The research that would finally lead to a large-scale test of the carbohydrate/ triglyceride/heart-disease hypothesis emerged from the National Institutes of Health in early 1967. This was a collaboration between Donald Fredrickson and Robert Levy, who would become directors of the National Institutes of Health and the National Heart, Lung, and Blood Institute respectively, and Robert Lees, then of Rockefeller University. It was published in a fifty-page, five-part series in The New England Journal of Medicine. First Fredrickson, Levy, and Lees proposed a simplified classification of lipoproteins (perhaps an oversimplification, they acknowledged), which divided the lipoproteins in the bloodstream into four categories: LDL, which typically carried most of the cholesterol; VLDL, which carried most of the triglycerides; the high-density lipoproteins, HDL; and chylomicrons, which carry dietary fat from the intestine to the fat tissue. Then they proposed a classification scheme for disorders of lipoprotein metabolism, each delineated by a roman numeral, that included both those of abnormally high amounts of LDL cholesterol, which they suggested might be ameliorated by low-fat diets, as well as those characterized by abnormally high triglycerides carried in VLDL, which would be ameliorated by low-carbohydrate diets.

Four of the five lipoprotein disorders described in this series were characterized by abnormally elevated levels of triglycerides in the very low-density lipoproteins. For this reason, Fredrickson, Levy, and Lees also warned against the dangers of advocating low-fat diets for all patients, because these diets increased carbohydrate consumption and so would elevate triglycerides and VLDL even further.
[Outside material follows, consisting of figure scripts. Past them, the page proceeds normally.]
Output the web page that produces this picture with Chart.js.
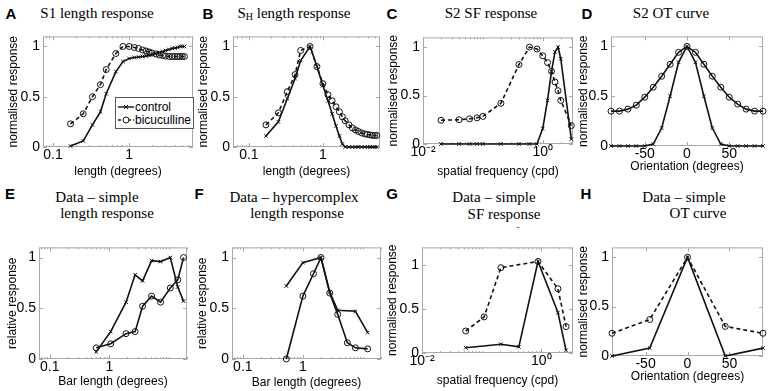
<!DOCTYPE html>
<html>
<head>
<meta charset="utf-8">
<script src="https://cdn.jsdelivr.net/npm/chart.js@4.4.1/dist/chart.umd.min.js"></script>
<style>
  html, body { margin: 0; padding: 0; background: #fff; }
  #fig { position: relative; width: 768px; height: 391px; overflow: hidden; }
  .panel { position: absolute; }
  .lbl { position: absolute; transform: translate(-50%, -50%); white-space: nowrap; color: #000; }
  .letter { font: bold 15px 'Liberation Sans', Arial, sans-serif; }
  .ttl { font: 15px 'Liberation Serif', 'Times New Roman', serif; }
  .ttl sub { font-size: 10px; vertical-align: -2px; }
  #legA { position: absolute; left: 115px; top: 97px; width: 77px; height: 30px;
          border: 1px solid #555; background: #fff; font: 12px 'Liberation Sans', Arial, sans-serif; }
  #legA .row { position: absolute; left: 2px; height: 14px; display: flex; align-items: center; }
  #legA svg { margin-right: 1px; }
</style>
</head>
<body>
<div id="fig">
  <div class="lbl letter" style="left:11px;top:13px">A</div>
  <div class="lbl letter" style="left:208px;top:13px">B</div>
  <div class="lbl letter" style="left:392px;top:13px">C</div>
  <div class="lbl letter" style="left:587px;top:13px">D</div>
  <div class="lbl letter" style="left:10px;top:193px">E</div>
  <div class="lbl letter" style="left:199px;top:193px">F</div>
  <div class="lbl letter" style="left:392px;top:193px">G</div>
  <div class="lbl letter" style="left:586px;top:193px">H</div>

  <div class="lbl ttl" style="left:97px;top:13px">S1 length response</div>
  <div class="lbl ttl" style="left:294px;top:13px">S<sub>H</sub> length response</div>
  <div class="lbl ttl" style="left:491px;top:13px">S2 SF response</div>
  <div class="lbl ttl" style="left:671px;top:13px">S2 OT curve</div>
  <div class="lbl ttl" style="left:97px;top:197px">Data – simple</div>
  <div class="lbl ttl" style="left:107px;top:213px">length response</div>
  <div class="lbl ttl" style="left:294px;top:197px">Data – hypercomplex</div>
  <div class="lbl ttl" style="left:297px;top:213px">length response</div>
  <div class="lbl ttl" style="left:494px;top:197px">Data – simple</div>
  <div class="lbl ttl" style="left:504px;top:214px">SF response</div>
  <div class="lbl ttl" style="left:518px;top:227px;font-size:9px">-</div>
  <div class="lbl ttl" style="left:684px;top:197px">Data – simple</div>
  <div class="lbl ttl" style="left:698px;top:213px">OT curve</div>
</div>
<script>
// model: S1 / SH length tuning (control vs bicuculline)
const lenModel = [0.17, 0.25, 0.33, 0.42, 0.5, 0.67, 0.83, 1.0, 1.17, 1.33, 1.5, 1.67, 1.83,
  2.0, 2.25, 2.5, 2.75, 3.0, 3.33, 3.67, 4.0, 4.33, 4.67, 5.0, 5.33]
const s1Control = [0.01, 0.06, 0.22, 0.35, 0.53, 0.75, 0.85, 0.88, 0.89, 0.895, 0.9, 0.905, 0.91,
  0.92, 0.93, 0.94, 0.95, 0.96, 0.97, 0.98, 0.985, 0.99, 1.0, 1.0, 1.0]
const s1Bicuc = [0.23, 0.33, 0.5, 0.62, 0.77, 0.93, 1.0, 1.0, 0.99, 0.98, 0.965, 0.955, 0.945,
  0.935, 0.925, 0.915, 0.91, 0.905, 0.9, 0.9, 0.9, 0.9, 0.9, 0.9, 0.9]
const shControl = [0.11, 0.25, 0.48, 0.68, 0.86, 1.0, 0.8, 0.61, 0.46, 0.33, 0.21, 0.11, 0.03,
  0, 0, 0, 0, 0, 0, 0, 0, 0, 0, 0, 0]
const shBicuc = [0.22, 0.34, 0.55, 0.72, 0.96, 1.0, 0.8, 0.63, 0.52, 0.46, 0.4, 0.35, 0.3,
  0.26, 0.22, 0.19, 0.17, 0.155, 0.14, 0.13, 0.125, 0.12, 0.115, 0.115, 0.115]

// model: S2 spatial frequency and orientation
const sfModel = [0.02, 0.04, 0.06, 0.08, 0.1, 0.2, 0.4, 0.6, 0.8, 1.0, 1.2, 1.4, 1.6, 1.8, 2.0, 3.0]
const s2SfBroad = [0.245, 0.25, 0.26, 0.27, 0.285, 0.42, 0.82, 1.0, 0.98, 0.91, 0.84, 0.75, 0.64, 0.55, 0.45, 0.19]
const s2SfNarrow = [0, 0, 0, 0, 0, 0, 0, 0, 0, 0.16, 0.45, 0.75, 0.95, 1.0, 0.88, 0.05]
const oriModel = [-90, -80, -70, -60, -50, -40, -30, -20, -10, 0, 10, 20, 30, 40, 50, 60, 70, 80, 90]
const s2OtBroad = [0.35, 0.35, 0.37, 0.41, 0.49, 0.59, 0.7, 0.82, 0.94, 1.0, 0.94, 0.82, 0.7, 0.59, 0.49, 0.42, 0.37, 0.35, 0.35]
const s2OtNarrow = [0, 0, 0, 0, 0, 0.02, 0.18, 0.5, 0.84, 1.0, 0.84, 0.5, 0.18, 0.02, 0, 0, 0, 0, 0]

// physiology data
const lenSimple = [0.6, 1.05, 1.9, 2.7, 3.6, 5.1, 7.2, 10.5, 14, 17.5]
const simpleLenCross = [0.07, 0.27, 0.56, 0.83, 0.77, 0.97, 0.96, 1.0, 0.71, 0.57]
const simpleLenCircle = [0.11, 0.15, 0.25, 0.27, 0.52, 0.62, 0.56, 0.7, 0.78, 1.0]
const lenHyperCrossX = [0.53, 1.0, 2.0, 2.8, 3.8, 7.5, 12]
const hyperLenCross = [0.72, 0.95, 1.0, 0.66, 0.48, 0.47, 0.26]
const lenHyperCircleX = [0.53, 1.0, 1.5, 2.0, 2.8, 3.8, 5.5, 7.5, 12]
const hyperLenCircle = [0, 0.62, 0.84, 1.0, 0.65, 0.44, 0.16, 0.11, 0.1]
const sfSimpleCircleX = [0.054, 0.11, 0.21, 0.88, 1.9, 2.6]
const simpleSfCircle = [0.25, 0.41, 0.97, 1.04, 0.73, 0.3]
const sfSimpleCrossX = [0.054, 0.21, 0.42, 0.88, 1.9, 2.6]
const simpleSfCross = [0.06, 0.1, 0.07, 1.04, 0.46, 0.03]
const oriData = [-90, -45, 0, 45, 90]
const simpleOtCircle = [0.23, 0.37, 1.0, 0.3, 0.23]
const simpleOtCross = [0, 0.08, 1.0, 0, 0.08]

// tick labels
const lenTicks = [0.1, 1]
const lenTickLabels = ['0.1', '1']
const sfTicks = [0.01, 1]
const sfTickLabels = ['10⁻²', '10⁰']
const oriTicks = [-50, 0, 50]
const oriTickLabels = ['-50', '0', '50']
const respTicks = [0, 0.5, 1]
const respTickLabels = ['0', '0.5', '1']

Chart.defaults.font.family = "'Liberation Sans', Arial, sans-serif"
Chart.defaults.color = '#000'

const charts = {}
const INK = '#111'
const solidCross = { dash: false, marker: 'crossRot' }
const solidCircle = { dash: false, marker: 'circle' }
const dashCircle = { dash: true, marker: 'circle' }

function line (xs, ys, st) {
  return {
    data: xs.map((x, i) => ({ x, y: ys[i] })),
    borderColor: INK,
    borderWidth: 1.6,
    borderDash: st.dash ? [4, 3] : [],
    pointStyle: st.marker,
    pointRadius: st.marker === 'circle' ? 3 : 2.5,
    pointBorderColor: INK,
    pointBackgroundColor: 'rgba(0,0,0,0)',
    pointBorderWidth: 1,
    tension: 0,
    fill: false,
    clip: false
  }
}

function logTicks (min, max) {
  const out = []
  for (let e = Math.floor(Math.log10(min)); e <= Math.ceil(Math.log10(max)); e++) {
    for (let k = 1; k < 10; k++) {
      const v = k * Math.pow(10, e)
      if (v >= min && v <= max) out.push(v)
    }
  }
  return out
}

function labelFor (v, vals, labels) {
  const i = vals.findIndex(m => Math.abs(m - v) < 1e-9 * Math.max(1, Math.abs(m)))
  return i < 0 ? '' : labels[i]
}

// grey box with small inward ticks, as matlab draws it
const frame = {
  id: 'frame',
  beforeDatasetsDraw (chart) {
    const { ctx, chartArea: a, scales: { x, y } } = chart
    ctx.save()
    ctx.strokeStyle = '#a8a8a8'
    ctx.lineWidth = 1
    ctx.strokeRect(a.left + 0.5, a.top + 0.5, a.width - 1, a.height - 1)
    ctx.beginPath()
    x.ticks.forEach(t => {
      const px = Math.round(x.getPixelForValue(t.value)) + 0.5
      const n = t.big ? 4 : 2
      ctx.moveTo(px, a.bottom); ctx.lineTo(px, a.bottom - n)
      ctx.moveTo(px, a.top); ctx.lineTo(px, a.top + n)
    })
    y.ticks.forEach(t => {
      const py = Math.round(y.getPixelForValue(t.value)) + 0.5
      ctx.moveTo(a.left, py); ctx.lineTo(a.left + 4, py)
      ctx.moveTo(a.right, py); ctx.lineTo(a.right - 4, py)
    })
    ctx.stroke()
    ctx.restore()
  }
}

function build (id, spec) {
  const [l, t, r, b, yTitleX, xTitleY] = spec.box
  const left = yTitleX - 10
  const top = t - 6
  const width = r + 5 - left
  const height = xTitleY + 9 - top
  const div = document.createElement('div')
  div.className = 'panel'
  div.style.cssText = `left:${left}px;top:${top}px;width:${width}px;height:${height}px`
  const canvas = document.createElement('canvas')
  div.appendChild(canvas)
  document.getElementById('fig').appendChild(div)

  const xVals = spec.xType === 'logarithmic' ? logTicks(spec.xMin, spec.xMax) : spec.xMajor
  const titleFont = { size: 12 }

  charts[id] = new Chart(canvas.getContext('2d'), {
    type: 'line',
    data: { datasets: spec.series },
    plugins: [frame],
    options: {
      responsive: true,
      maintainAspectRatio: false,
      animation: false,
      events: [],
      layout: { padding: { top: 6, right: 5, left: 0, bottom: 0 } },
      plugins: { legend: { display: false }, tooltip: { enabled: false } },
      scales: {
        x: {
          type: spec.xType,
          min: spec.xMin,
          max: spec.xMax,
          grid: { display: false, drawTicks: false },
          border: { display: false },
          afterBuildTicks: s => {
            s.ticks = xVals.map(v => ({ value: v, big: labelFor(v, spec.xMajor, spec.xLabels) !== '' }))
          },
          afterFit: s => { s.height = xTitleY + 9 - b },
          ticks: {
            autoSkip: false,
            maxRotation: 0,
            padding: 0,
            font: { size: 14 },
            callback: v => labelFor(v, spec.xMajor, spec.xLabels)
          },
          title: { display: true, text: spec.xTitle, font: titleFont, padding: { top: 0, bottom: 2 } }
        },
        y: {
          type: 'linear',
          min: 0,
          max: spec.yMax,
          grid: { display: false, drawTicks: false },
          border: { display: false },
          afterBuildTicks: s => { s.ticks = respTicks.map(v => ({ value: v, big: true })) },
          afterFit: s => { s.width = l - left },
          ticks: {
            padding: 3,
            font: { size: 14 },
            callback: v => labelFor(v, respTicks, respTickLabels)
          },
          title: { display: true, text: spec.yTitle, font: titleFont, padding: { top: 3, bottom: 0 } }
        }
      }
    }
  })
  return charts[id]
}

build('A', {
  box: [43, 31, 193, 147, 13, 172],
  xType: 'logarithmic', xMin: 0.074, xMax: 6.9, xMajor: lenTicks, xLabels: lenTickLabels,
  yMax: 1.1, xTitle: 'length (degrees)', yTitle: 'normalised response',
  series: [line(lenModel, s1Control, solidCross), line(lenModel, s1Bicuc, dashCircle)]
})
build('B', {
  box: [233, 31, 380, 147, 203, 172],
  xType: 'logarithmic', xMin: 0.061, xMax: 5.9, xMajor: lenTicks, xLabels: lenTickLabels,
  yMax: 1.1, xTitle: 'length (degrees)', yTitle: 'normalised response',
  series: [line(lenModel, shControl, solidCross), line(lenModel, shBicuc, dashCircle)]
})
build('C', {
  box: [423, 32, 573, 144, 393, 172],
  xType: 'logarithmic', xMin: 0.01, xMax: 3.2, xMajor: sfTicks, xLabels: sfTickLabels,
  yMax: 1.1, xTitle: 'spatial frequency (cpd)', yTitle: 'normalised response',
  series: [line(sfModel, s2SfNarrow, solidCross), line(sfModel, s2SfBroad, dashCircle)]
})
build('D', {
  box: [611, 31, 763, 146, 583, 167],
  xType: 'linear', xMin: -90, xMax: 90, xMajor: oriTicks, xLabels: oriTickLabels,
  yMax: 1.1, xTitle: 'Orientation (degrees)', yTitle: 'normalised response',
  series: [line(oriModel, s2OtNarrow, solidCross), line(oriModel, s2OtBroad, solidCircle)]
})
build('E', {
  box: [39, 242, 187, 359, 12, 382],
  xType: 'logarithmic', xMin: 0.066, xMax: 20, xMajor: lenTicks, xLabels: lenTickLabels,
  yMax: 1.1, xTitle: 'Bar length (degrees)', yTitle: 'relative response',
  series: [line(lenSimple, simpleLenCross, solidCross), line(lenSimple, simpleLenCircle, solidCircle)]
})
build('F', {
  box: [232, 242, 381, 359, 202, 383],
  xType: 'logarithmic', xMin: 0.066, xMax: 20, xMajor: lenTicks, xLabels: lenTickLabels,
  yMax: 1.1, xTitle: 'Bar length (degrees)', yTitle: 'relative response',
  series: [line(lenHyperCrossX, hyperLenCross, solidCross), line(lenHyperCircleX, hyperLenCircle, solidCircle)]
})
build('G', {
  box: [422, 242, 573, 353, 392, 381],
  xType: 'logarithmic', xMin: 0.01, xMax: 3.4, xMajor: sfTicks, xLabels: sfTickLabels,
  yMax: 1.2, xTitle: 'spatial frequency (cpd)', yTitle: 'normalised response',
  series: [line(sfSimpleCrossX, simpleSfCross, solidCross), line(sfSimpleCircleX, simpleSfCircle, dashCircle)]
})
build('H', {
  box: [612, 242, 763, 356, 583, 377],
  xType: 'linear', xMin: -90, xMax: 90, xMajor: oriTicks, xLabels: oriTickLabels,
  yMax: 1.1, xTitle: 'Orientation (degrees)', yTitle: 'normalised response',
  series: [line(oriData, simpleOtCross, solidCross), line(oriData, simpleOtCircle, dashCircle)]
})
</script>
<div id="legA" style="position:absolute">
  <div class="row" style="top:2px">
    <svg width="16" height="10"><line x1="0" y1="5" x2="16" y2="5" stroke="#111" stroke-width="1.4"/><path d="M6 3 L10 7 M10 3 L6 7" stroke="#111" fill="none"/></svg><span>control</span>
  </div>
  <div class="row" style="top:15px">
    <svg width="16" height="10"><line x1="0" y1="5" x2="16" y2="5" stroke="#111" stroke-width="1.4" stroke-dasharray="3 2"/><circle cx="8" cy="5" r="3" stroke="#111" fill="#fff"/></svg><span>bicuculline</span>
  </div>
</div>
<script>
  document.getElementById('fig').appendChild(document.getElementById('legA'))
</script>
</body>
</html>
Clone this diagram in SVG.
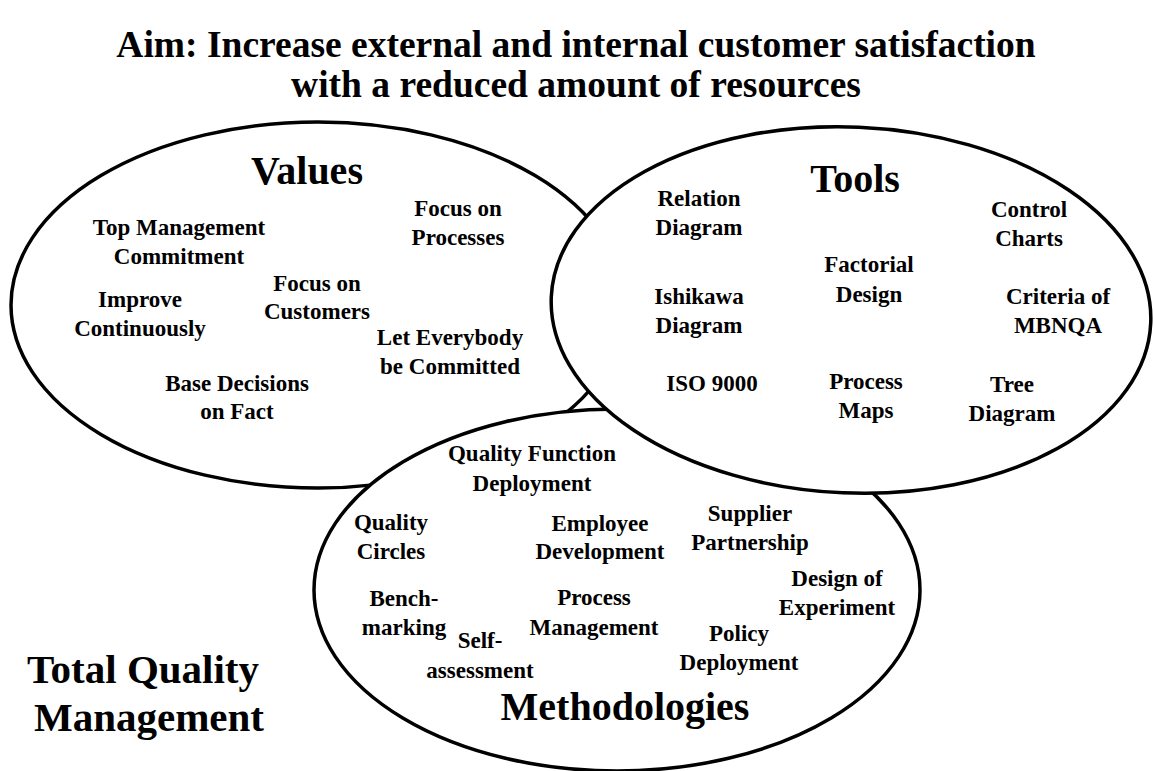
<svg xmlns="http://www.w3.org/2000/svg" width="1153" height="771" viewBox="0 0 1153 771">
<style>
.bg{fill:#ffffff}
.ell{fill:#ffffff;stroke:#000000;stroke-width:3.5}
text{font-family:"Liberation Serif","Times New Roman",serif;font-weight:bold;fill:#000000;text-anchor:middle}
.title{font-size:37.5px}
.head{font-size:40px}
.item{font-size:23px}
.tqm{font-size:41px;text-anchor:start}
</style>
<rect class="bg" x="0" y="0" width="1153" height="771"/>
<g id="aim">
<text class="title" x="576" y="57">Aim: Increase external and internal customer satisfaction</text>
<text class="title" x="576" y="97">with a reduced amount of resources</text>
</g>
<g id="values">
<ellipse class="ell" cx="318" cy="305" rx="307" ry="183"/>
<text class="head" x="307" y="184">Values</text>
<text class="item" x="458" y="216">Focus on</text>
<text class="item" x="458" y="245">Processes</text>
<text class="item" x="179" y="235">Top Management</text>
<text class="item" x="179" y="264">Commitment</text>
<text class="item" x="317" y="291">Focus on</text>
<text class="item" x="317" y="319">Customers</text>
<text class="item" x="140" y="307">Improve</text>
<text class="item" x="140" y="336">Continuously</text>
<text class="item" x="450" y="345">Let Everybody</text>
<text class="item" x="450" y="374">be Committed</text>
<text class="item" x="237" y="391">Base Decisions</text>
<text class="item" x="237" y="419">on Fact</text>
</g>
<g id="methodologies">
<ellipse class="ell" cx="617" cy="590" rx="303" ry="181"/>
<text class="item" x="532" y="461">Quality Function</text>
<text class="item" x="532" y="491">Deployment</text>
<text class="item" x="391" y="530">Quality</text>
<text class="item" x="391" y="559">Circles</text>
<text class="item" x="600" y="531">Employee</text>
<text class="item" x="600" y="559">Development</text>
<text class="item" x="750" y="521">Supplier</text>
<text class="item" x="750" y="550">Partnership</text>
<text class="item" x="837" y="586">Design of</text>
<text class="item" x="837" y="615">Experiment</text>
<text class="item" x="404" y="606">Bench-</text>
<text class="item" x="404" y="635">marking</text>
<text class="item" x="594" y="605">Process</text>
<text class="item" x="594" y="635">Management</text>
<text class="item" x="480" y="648">Self-</text>
<text class="item" x="480" y="678">assessment</text>
<text class="item" x="739" y="641">Policy</text>
<text class="item" x="739" y="670">Deployment</text>
<text class="head" x="625" y="720">Methodologies</text>
</g>
<g id="tools">
<ellipse class="ell" cx="851" cy="310" rx="300" ry="183" transform="rotate(2.5 851 310)"/>
<text class="head" x="855" y="192">Tools</text>
<text class="item" x="699" y="206">Relation</text>
<text class="item" x="699" y="235">Diagram</text>
<text class="item" x="1029" y="217">Control</text>
<text class="item" x="1029" y="246">Charts</text>
<text class="item" x="869" y="272">Factorial</text>
<text class="item" x="869" y="302">Design</text>
<text class="item" x="699" y="304">Ishikawa</text>
<text class="item" x="699" y="333">Diagram</text>
<text class="item" x="1058" y="304">Criteria of</text>
<text class="item" x="1058" y="333">MBNQA</text>
<text class="item" x="712" y="391">ISO 9000</text>
<text class="item" x="866" y="389">Process</text>
<text class="item" x="866" y="418">Maps</text>
<text class="item" x="1012" y="392">Tree</text>
<text class="item" x="1012" y="421">Diagram</text>
</g>
<g id="tqm">
<text class="tqm" x="27" y="683">Total Quality</text>
<text class="tqm" x="34" y="731">Management</text>
</g>
<g id="connectors"/>
</svg>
By far the most common of the five lipoprotein disorders was the one designated Type IV, characterized by elevated VLDL triglycerides—“sometimes considered synonymous with ‘carbohydrate-induced hyperlipemia,’” they wrote—and it had to be treated with a low-carbohydrate diet. “Patients with this syndrome,” Lees later wrote, “form a sizable fraction of the population suffering from coronary heart disease.”*43

Because Fredrickson, Levy, and Lees had also described an innovative and inexpensive technique for measuring the triglycerides and cholesterol carried in these different lipoproteins, the NIH provided the necessary funding for five studies—in Framingham, Puerto Rico, Honolulu, Albany, and San Francisco—to measure LDL cholesterol and VLDL triglycerides in these populations and determine their significance as risk factors for heart disease. This research would take almost a decade to complete, and would constitute the first time that NIH-funded research projects would measure anything other than total cholesterol in large populations.